Honda Tire pressure indicators and the importance of using a quality tire pressure gauge.
Have you ever heard of ‘replacing the Summer air with Winter air’ in your tires? It’s just a joke, but here’s what sparked the silliness.
Most late model Honda vehicles (as are most vehicles) are equiped with tire pressure sensors to alert you when one or more tires have low pressure. All 2008 and newer models sold in the US must have a tire pressure monitoring system (TPMS). Typically, tire pressures will drop as the season changes from Fall to Winter. As ambient air temps lower, so does the internal tire pressure. (Remember, warm air expands and cold air contracts.) This requires re-inflating the tires to proper levels, as indicated on the driver’s door jamb tire specification label.

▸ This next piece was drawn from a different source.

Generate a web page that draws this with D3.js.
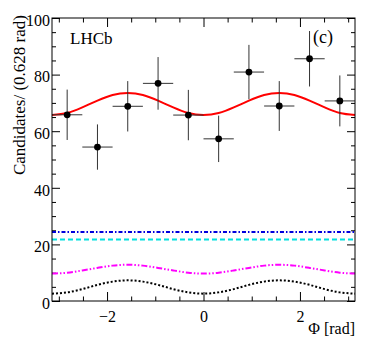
<!DOCTYPE html>
<html>
<head>
<meta charset="utf-8">
<script src="https://cdn.jsdelivr.net/npm/d3@7"></script>
<style>
  body { margin: 0; background: #fff; }
  svg text { font-family: 'Liberation Serif', 'Times New Roman', Times, 'DejaVu Serif', serif; fill: #000; }
  .axis path { stroke: none; }
  .axis line { stroke: #000; }
</style>
</head>
<body>
<div id="chart"></div>
<script>
// bin centres (rad), measured yields and errors
const binCenters = [-2.827, -2.199, -1.571, -0.942, -0.314, 0.314, 0.942, 1.571, 2.199, 2.827];
const counts = [65.8, 54.4, 68.8, 76.9, 65.7, 57.3, 80.9, 68.9, 85.6, 70.7];
const errors = [8.9, 8.0, 8.9, 9.3, 8.9, 8.2, 9.6, 8.8, 9.8, 9.0];
const binHalfWidth = 0.314;

const phiSamples = [-3.142, -2.827, -2.513, -2.199, -1.885, -1.571, -1.257, -0.942, -0.628, -0.314, 0,
  0.314, 0.628, 0.942, 1.257, 1.571, 1.885, 2.199, 2.513, 2.827, 3.142];
const totalFit = [65.7, 66.4, 68.4, 70.8, 72.8, 73.5, 72.8, 70.8, 68.4, 66.4, 65.7,
  66.4, 68.4, 70.8, 72.8, 73.5, 72.8, 70.8, 68.4, 66.4, 65.7];
const blueComp = [24.4, 24.4, 24.4, 24.4, 24.4, 24.4, 24.4, 24.4, 24.4, 24.4, 24.4,
  24.4, 24.4, 24.4, 24.4, 24.4, 24.4, 24.4, 24.4, 24.4, 24.4];
const cyanComp = [21.7, 21.7, 21.7, 21.7, 21.7, 21.7, 21.7, 21.7, 21.7, 21.7, 21.7,
  21.7, 21.7, 21.7, 21.7, 21.7, 21.7, 21.7, 21.7, 21.7, 21.7];
const magentaComp = [9.7, 10.0, 10.8, 11.7, 12.5, 12.8, 12.5, 11.7, 10.8, 10.0, 9.7,
  10.0, 10.8, 11.7, 12.5, 12.8, 12.5, 11.7, 10.8, 10.0, 9.7];
const blackComp = [2.6, 3.05, 4.2, 5.7, 6.85, 7.3, 6.85, 5.7, 4.2, 3.05, 2.6,
  3.05, 4.2, 5.7, 6.85, 7.3, 6.85, 5.7, 4.2, 3.05, 2.6];

const xMajorTicks = [-2, 0, 2];
const xMinorTicks = [-3, -2.5, -1.5, -1, -0.5, 0.5, 1, 1.5, 2.5, 3];
const yMajorTicks = [0, 20, 40, 60, 80, 100];
const yMinorTicks = [5, 10, 15, 25, 30, 35, 45, 50, 55, 65, 70, 75, 85, 90, 95];

const serif = "'Liberation Serif', 'Times New Roman', Times, 'DejaVu Serif', serif";

const config = {
  containerWidth: 374,
  containerHeight: 359,
  margin: { top: 18, right: 19, bottom: 58, left: 52 },
};

const width = config.containerWidth - config.margin.left - config.margin.right;
const height = config.containerHeight - config.margin.top - config.margin.bottom;

const svg = d3.select('#chart').append('svg')
  .attr('width', config.containerWidth)
  .attr('height', config.containerHeight);

const chart = svg.append('g')
  .attr('transform', `translate(${config.margin.left},${config.margin.top})`);

const xScale = d3.scaleLinear().domain([-Math.PI, Math.PI]).range([0, width]);
const yScale = d3.scaleLinear().domain([0, 100]).range([height, 0]);

// axes: ROOT style, ticks pointing inwards on all four sides
const addAxis = (axisFn, ticks, size, transform, labels) => {
  const horizontal = axisFn === d3.axisBottom || axisFn === d3.axisTop;
  const axis = axisFn(horizontal ? xScale : yScale)
    .tickValues(ticks)
    .tickSize(-size)
    .tickPadding(axisFn === d3.axisBottom ? 10 : 2)
    .tickFormat(labels ? d3.format('d') : '');
  const g = chart.append('g')
    .attr('class', 'axis')
    .attr('transform', transform)
    .call(axis)
    .attr('font-family', serif)
    .attr('font-size', 16);
  if (axisFn === d3.axisLeft) g.selectAll('text').attr('dy', '0.45em');
  return g;
};

addAxis(d3.axisBottom, xMajorTicks, 9, `translate(0,${height})`, true);
addAxis(d3.axisBottom, xMinorTicks, 4.5, `translate(0,${height})`, false);
addAxis(d3.axisTop, xMajorTicks, 9, 'translate(0,0)', false);
addAxis(d3.axisTop, xMinorTicks, 4.5, 'translate(0,0)', false);
addAxis(d3.axisLeft, yMajorTicks, 8, 'translate(0,0)', true);
addAxis(d3.axisLeft, yMinorTicks, 4, 'translate(0,0)', false);
addAxis(d3.axisRight, yMajorTicks, 8, `translate(${width},0)`, false);
addAxis(d3.axisRight, yMinorTicks, 4, `translate(${width},0)`, false);

// component curves
const components = [
  { values: blackComp, color: '#000', dash: '2,2', widthPx: 2 },
  { values: magentaComp, color: '#ff00ff', dash: '6,2,1.5,2,1.5,2', widthPx: 2 },
  { values: cyanComp, color: '#00e0e0', dash: '5,3', widthPx: 2 },
  { values: blueComp, color: '#0000dd', dash: '4,2,1.5,2', widthPx: 2 },
  { values: totalFit, color: '#ff0000', dash: null, widthPx: 2 },
];

const line = d3.line()
  .x((d) => xScale(d[0]))
  .y((d) => yScale(d[1]))
  .curve(d3.curveNatural);

chart.selectAll('.comp')
  .data(components)
  .join('path')
  .attr('class', 'comp')
  .attr('fill', 'none')
  .attr('stroke', (d) => d.color)
  .attr('stroke-width', (d) => d.widthPx)
  .attr('stroke-dasharray', (d) => d.dash)
  .attr('d', (d) => line(phiSamples.map((p, i) => [p, d.values[i]])));

// data points with error bars
const points = binCenters.map((c, i) => ({ x: c, y: counts[i], err: errors[i] }));

const pts = chart.selectAll('.pt')
  .data(points)
  .join('g')
  .attr('class', 'pt');

pts.append('line')
  .attr('x1', (d) => xScale(d.x - binHalfWidth))
  .attr('x2', (d) => xScale(d.x + binHalfWidth))
  .attr('y1', (d) => yScale(d.y))
  .attr('y2', (d) => yScale(d.y))
  .attr('stroke', '#333')
  .attr('stroke-width', 1);

pts.append('line')
  .attr('x1', (d) => xScale(d.x))
  .attr('x2', (d) => xScale(d.x))
  .attr('y1', (d) => yScale(d.y - d.err))
  .attr('y2', (d) => yScale(d.y + d.err))
  .attr('stroke', '#333')
  .attr('stroke-width', 1);

pts.append('circle')
  .attr('cx', (d) => xScale(d.x))
  .attr('cy', (d) => yScale(d.y))
  .attr('r', 3.4)
  .attr('fill', '#000');

// frame
chart.append('rect')
  .attr('width', width)
  .attr('height', height)
  .attr('fill', 'none')
  .attr('stroke', '#000')
  .attr('stroke-width', 1);

// labels
chart.append('text')
  .attr('x', 18)
  .attr('y', 25.5)
  .attr('font-family', serif)
  .attr('font-size', 17)
  .text('LHCb');

chart.append('text')
  .attr('x', 261)
  .attr('y', 24.5)
  .attr('font-family', serif)
  .attr('font-size', 18)
  .text('(c)');

svg.append('text')
  .attr('transform', 'translate(25,15) rotate(-90)')
  .attr('text-anchor', 'end')
  .attr('font-family', serif)
  .attr('font-size', 17)
  .text('Candidates/ (0.628 rad)');

svg.append('text')
  .attr('x', config.margin.left + width)
  .attr('y', 334)
  .attr('text-anchor', 'end')
  .attr('font-family', serif)
  .attr('font-size', 16)
  .text('Φ [rad]');
</script>
</body>
</html>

Here, at Creech, we specialize in Honda Repair in Raleigh and we’ve recently ran into several instances where a customer has a TPMS light on. They’ve checked the pressure with a “cheap” tire pressure gauge and adjusted the pressure, only to make things worse. On some models, tire pressure that drops 4 or more P.S.I. will trigger the TPMS light to come on. Many cheap gauges are not graduated in increments to indicate accurately 4 psi, or are mis-calibrated by several psi. The bottom line: you get what you pay for when you purchase a ‘cheap’ pressure gauge. If your Honda is equipped with a tire pressure monitoring system, then you need to invest in a “quality” tire pressure gauge. We highly recommend a digital gauge. These models read in increments as low as one tenth (1/10th) of a pound. Now thats accuracy for you!